Yes, but it’s damned exhausting because you don’t really know the person at all, and you have to do a lot of guess work. It’s all mental; all in your head. It’s fantasy because you craft all exchanges quite consciously. It’s a dream state, somehow.
Is it fantasy because you give well thought out replies? Or is it just the convenience of not spilling silly things out of your mouth that you can’t take back when you are speaking to a ‘real’ person?
For me, it would be the first. Some of my replies are spontaneous, like this one. I always just instantly respond to posts in OM’s blog, which is funny now that I think of it (I just blogged about this topic). After I posted this comment above I thought: there is a certain, basic criteria I have in my mind to create a real relationship – spontaneous dialogue, sight and or sound, and some sort of shared physical space. I guess in that respect, I am limiting my imagination for what can be achieved. I once fell in love through virtual words, after all. We knew each other physically, but it was through his written word that I actually came to love him…for his mind.
It made me think back – I remember feeling that I was really inside his mind. Through online conversations and a variety of mediums, we turned our minds inside out for each other. We discussed the things that might have been otherwise distracted by physicality.
I love old, romantic books such as Pride and Prejudice for the detailed art of letter writing. Living even a town away was quite a jaunt in those days, and writing letters was a necessity in communicating with loved ones. Granted, they often knew each other so it’s different, but my point is that they had to express so many emotions in written words alone, and those words encapsulated highly concentrated feeling that swirled through their minds, poured onto a page through a feather quill pen and were sealed with blood red wax.
I’ve been blogging for nearly two years, and it’s been a mind fuck in many ways. I started off preferring to blog alone, almost talking to myself in a sort of solidified, verbal fashion with the extra thrill that someone might actually read it. And then, people started reading.
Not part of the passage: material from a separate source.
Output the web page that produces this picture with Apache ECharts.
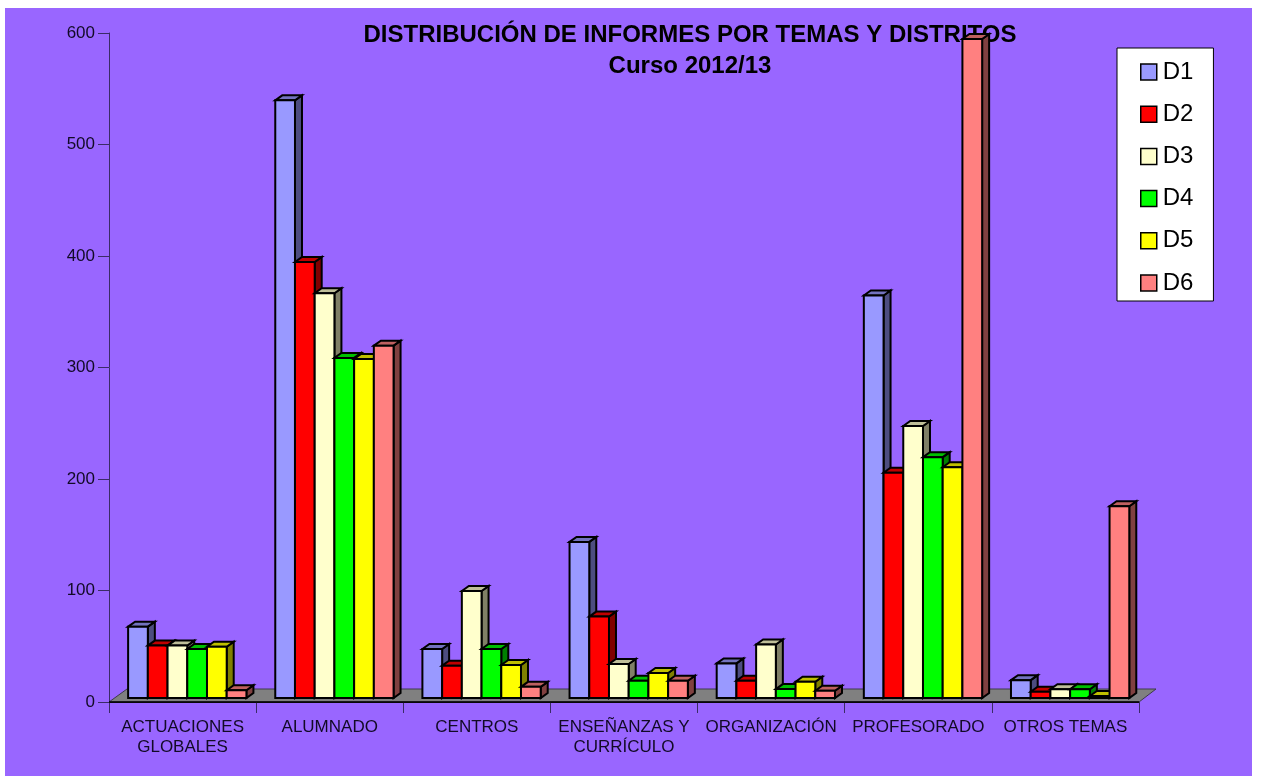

And then, I started reading them.
I’ve never taken any of these interactions very seriously. We connect through little comments on a random topic or story. Sometimes they’re in jest and sometimes in all seriousness, but either way, these comments and responding posts are built upon one another to form some sort of relationship – one that is constantly shifting with the ever-flow of new bloggers or one blogger topping another’s blatant honesty. I see written evolution occurring even within this tiny timespan of my own blogging experience.
If I could capture how meaningful these relationship can be in any one post, I would chose rarasour’s collage of past posts and blogging adventures. I realize that she finds meaning in the relationships she’s built with people online – people she’s never laid eyes on.
I think a lot about how online social media is affecting our collective psyche. And I think about how people who don’t blog sometimes say to me, “Yeah I don’t feel the need to validate myself by getting approval from other people I don’t even know.”
But then I think, is it all validation? Obviously not. I think bloggers are those people that have something a little extra to say to the world at large and want to say it instantly. They have something to share about their interpretation of life, and maybe they’re a bit fidgety banging around in their own minds with their strange stories and ideas; thoughts that perhaps go un-greeted in the physical realm. People who write online have a will and a love of sharing life through the contrived word. Through that, they certainly and most inevitably develop real and lasting bonds with each other.
I haven’t done it, but I have no doubt others have. I see it right there on their page.
The blogging world kind of fascinates me.
Ok, back to zoning out to fashiontv.